───── Data for this task ─────

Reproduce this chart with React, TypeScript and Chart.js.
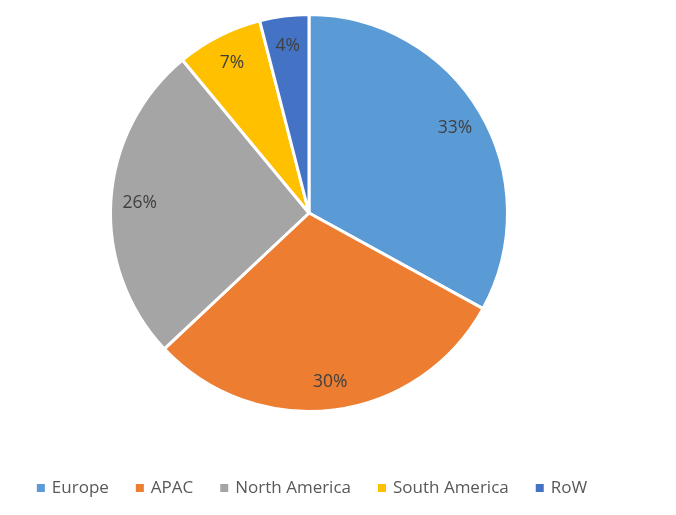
import React, { useEffect, useRef } from "react";
import { Chart, registerables } from "chart.js";

Chart.register(...registerables);

const regions = ["Europe", "APAC", "North America", "South America", "RoW"];
const shares = [33, 30, 26, 7, 4];
const colors = ["#5B9BD5", "#ED7D31", "#A5A5A5", "#FFC000", "#4472C4"];

const FONT = "'Open Sans', sans-serif";

const labelPlugin = {
  id: "sliceLabels",
  afterDatasetsDraw(chart: any) {
    const ctx = chart.ctx;
    const meta = chart.getDatasetMeta(0);
    ctx.save();
    ctx.font = `17.5px ${FONT}`;
    ctx.fillStyle = "#404040";
    ctx.textAlign = "center";
    ctx.textBaseline = "middle";
    meta.data.forEach((arc: any, i: number) => {
      const { x, y, startAngle, endAngle, outerRadius } = arc.getProps(
        ["x", "y", "startAngle", "endAngle", "outerRadius"],
        true
      );
      const mid = (startAngle + endAngle) / 2;
      const r = outerRadius * 0.855;
      ctx.fillText(`${shares[i]}%`, x + Math.cos(mid) * r, y + Math.sin(mid) * r + 1);
    });
    ctx.restore();
  },
};

const legendPlugin = {
  id: "customLegend",
  afterDraw(chart: any) {
    const ctx = chart.ctx;
    ctx.save();
    ctx.font = `17px ${FONT}`;
    ctx.textBaseline = "middle";
    ctx.textAlign = "left";
    const box = 8;
    const boxGap = 7;
    const itemGap = 27;
    const widths = regions.map((r) => box + boxGap + ctx.measureText(r).width);
    const total = widths.reduce((a, b) => a + b, 0) + itemGap * (regions.length - 1);
    let x = 312 - total / 2;
    const cy = 488;
    regions.forEach((r, i) => {
      ctx.fillStyle = colors[i];
      ctx.fillRect(x, cy - box / 2, box, box);
      ctx.fillStyle = "#595959";
      ctx.fillText(r, x + box + boxGap, cy);
      x += widths[i] + itemGap;
    });
    ctx.restore();
  },
};

export default function App() {
  const ref = useRef<HTMLCanvasElement>(null);
  useEffect(() => {
    if (!ref.current) return;
    const chart = new Chart(ref.current, {
      type: "pie",
      data: {
        labels: regions,
        datasets: [
          {
            data: shares,
            backgroundColor: colors,
            borderColor: "#ffffff",
            borderWidth: 3,
          },
        ],
      },
      options: {
        responsive: false,
        animation: false,
        layout: { padding: { left: 109, right: 167, top: 13, bottom: 102 } },
        plugins: {
          legend: { display: false },
          tooltip: { enabled: false },
        },
      },
      plugins: [labelPlugin, legendPlugin],
    });
    return () => chart.destroy();
  }, []);
  return (
    <div style={{ position: "absolute", left: 0, top: 0, width: 676, height: 515, background: "#fff" }}>
      <canvas ref={ref} width={676} height={515} />
    </div>
  );
}
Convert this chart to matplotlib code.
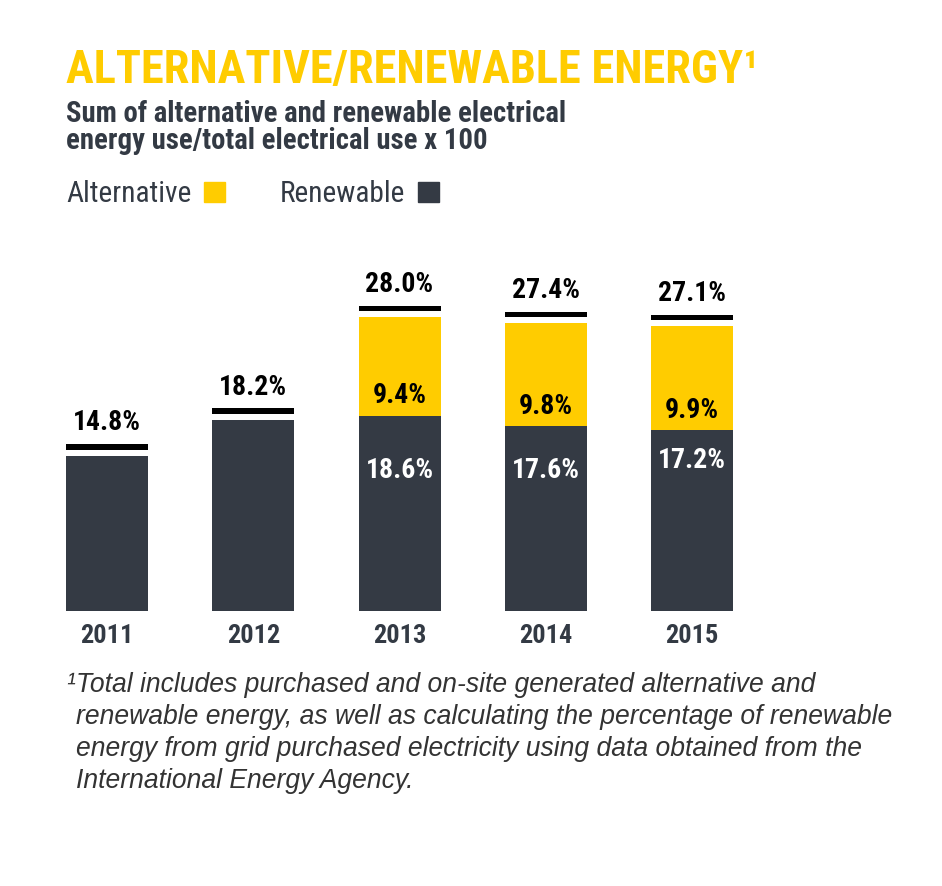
import matplotlib
matplotlib.use("Agg")
import matplotlib.pyplot as plt

# data
years = ["2011", "2012", "2013", "2014", "2015"]
renewable = [14.8, 18.2, 18.6, 17.6, 17.2]
alternative = [0.0, 0.0, 9.4, 9.8, 9.9]
totals = [14.8, 18.2, 28.0, 27.4, 27.1]

title = "ALTERNATIVE/RENEWABLE ENERGY\u00b9"
subtitle = ["Sum of alternative and renewable electrical",
            "energy use/total electrical use x 100"]
footnote = ["Total includes purchased and on-site generated alternative and",
            "renewable energy, as well as calculating the percentage of renewable",
            "energy from grid purchased electricity using data obtained from the",
            "International Energy Agency."]

YELLOW = "#FFCC00"
DARK = "#343A44"
TEXT = "#333A44"
COND = ["Roboto Condensed", "DejaVu Sans"]
ITAL = ["Liberation Sans", "DejaVu Sans"]

W, H = 942, 886
fig = plt.figure(figsize=(W / 100, H / 100), dpi=100)


def px(x, y):
    return x / W, 1 - y / H


# header
fig.text(*px(66, 83), title, family=COND, weight="bold", size=33.4,
         color=YELLOW, va="baseline")
for i, line in enumerate(subtitle):
    fig.text(*px(66, 122 + 27 * i), line, family=COND, weight="bold",
             size=20.7, color=TEXT, va="baseline")

# legend
fig.text(*px(66, 202), "Alternative", family=COND, size=21.2, color=TEXT, va="baseline")
fig.patches.append(plt.Rectangle(px(204, 202), 21 / W, 20 / H, color=YELLOW,
                                 transform=fig.transFigure, figure=fig))
fig.text(*px(280, 202), "Renewable", family=COND, size=21.2, color=TEXT, va="baseline")
fig.patches.append(plt.Rectangle(px(418, 202), 21 / W, 20 / H, color=DARK,
                                 transform=fig.transFigure, figure=fig))

# bars
PX_PER_UNIT = 10.5
STEP = 146.25
x0, base_y, top_y = 107, 611, 250
ax = fig.add_axes([0, (H - base_y) / H, 1, (base_y - top_y) / H])
ax.set_xlim(-x0 / STEP, (W - x0) / STEP)
ax.set_ylim(0, (base_y - top_y) / PX_PER_UNIT)
ax.axis("off")

xs = range(len(years))
width = 82 / STEP
gap = 6 / PX_PER_UNIT
thick = 5.5 / PX_PER_UNIT
ax.bar(xs, renewable, width=width, color=DARK)
ax.bar(xs, alternative, width=width, bottom=renewable, color=YELLOW)
ax.bar(xs, [thick] * len(xs), width=width,
       bottom=[t + gap for t in totals], color="black")

dark_drop = [0, 0, 45, 37, 27]
for i, yr in enumerate(years):
    ax.annotate(f"{totals[i]:.1f}%", (i, totals[i] + gap + thick),
                xytext=(0, 10), textcoords="offset points", ha="center",
                va="baseline", family=COND, weight="bold", size=20, color="black")
    ax.annotate(yr, (i, 0), xytext=(0, -23), textcoords="offset points",
                ha="center", va="baseline", family=COND, weight="bold",
                size=19, color=TEXT, annotation_clip=False)
    if alternative[i] > 0:
        ax.annotate(f"{alternative[i]:.1f}%", (i, renewable[i]), xytext=(0, 9),
                    textcoords="offset points", ha="center", va="baseline",
                    family=COND, weight="bold", size=20, color="black")
        ax.annotate(f"{renewable[i]:.1f}%", (i, renewable[i]),
                    xytext=(0, -dark_drop[i]), textcoords="offset points",
                    ha="center", va="baseline", family=COND, weight="bold",
                    size=20, color="white")

# footnote
fig.text(*px(66, 692), "\u00b9", family=ITAL, style="italic", size=19.1,
         color="#333333", va="baseline")
for i, line in enumerate(footnote):
    fig.text(*px(76, 692 + 32 * i), line, family=ITAL, style="italic",
             size=19.1, color="#333333", va="baseline")

fig.savefig("out.png", dpi=100, facecolor="white")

─────

**Goal:**
Output word for word the lines running from the one containing "Convert this chart to matplotlib code." to the one containing "return x / W, 1 - y / H", both included, leaving out the pictures.

**Final result:**
Convert this chart to matplotlib code.
import matplotlib
matplotlib.use("Agg")
import matplotlib.pyplot as plt

# data
years = ["2011", "2012", "2013", "2014", "2015"]
renewable = [14.8, 18.2, 18.6, 17.6, 17.2]
alternative = [0.0, 0.0, 9.4, 9.8, 9.9]
totals = [14.8, 18.2, 28.0, 27.4, 27.1]

title = "ALTERNATIVE/RENEWABLE ENERGY\u00b9"
subtitle = ["Sum of alternative and renewable electrical",
            "energy use/total electrical use x 100"]
footnote = ["Total includes purchased and on-site generated alternative and",
            "renewable energy, as well as calculating the percentage of renewable",
            "energy from grid purchased electricity using data obtained from the",
            "International Energy Agency."]

YELLOW = "#FFCC00"
DARK = "#343A44"
TEXT = "#333A44"
COND = ["Roboto Condensed", "DejaVu Sans"]
ITAL = ["Liberation Sans", "DejaVu Sans"]

W, H = 942, 886
fig = plt.figure(figsize=(W / 100, H / 100), dpi=100)


def px(x, y):
    return x / W, 1 - y / H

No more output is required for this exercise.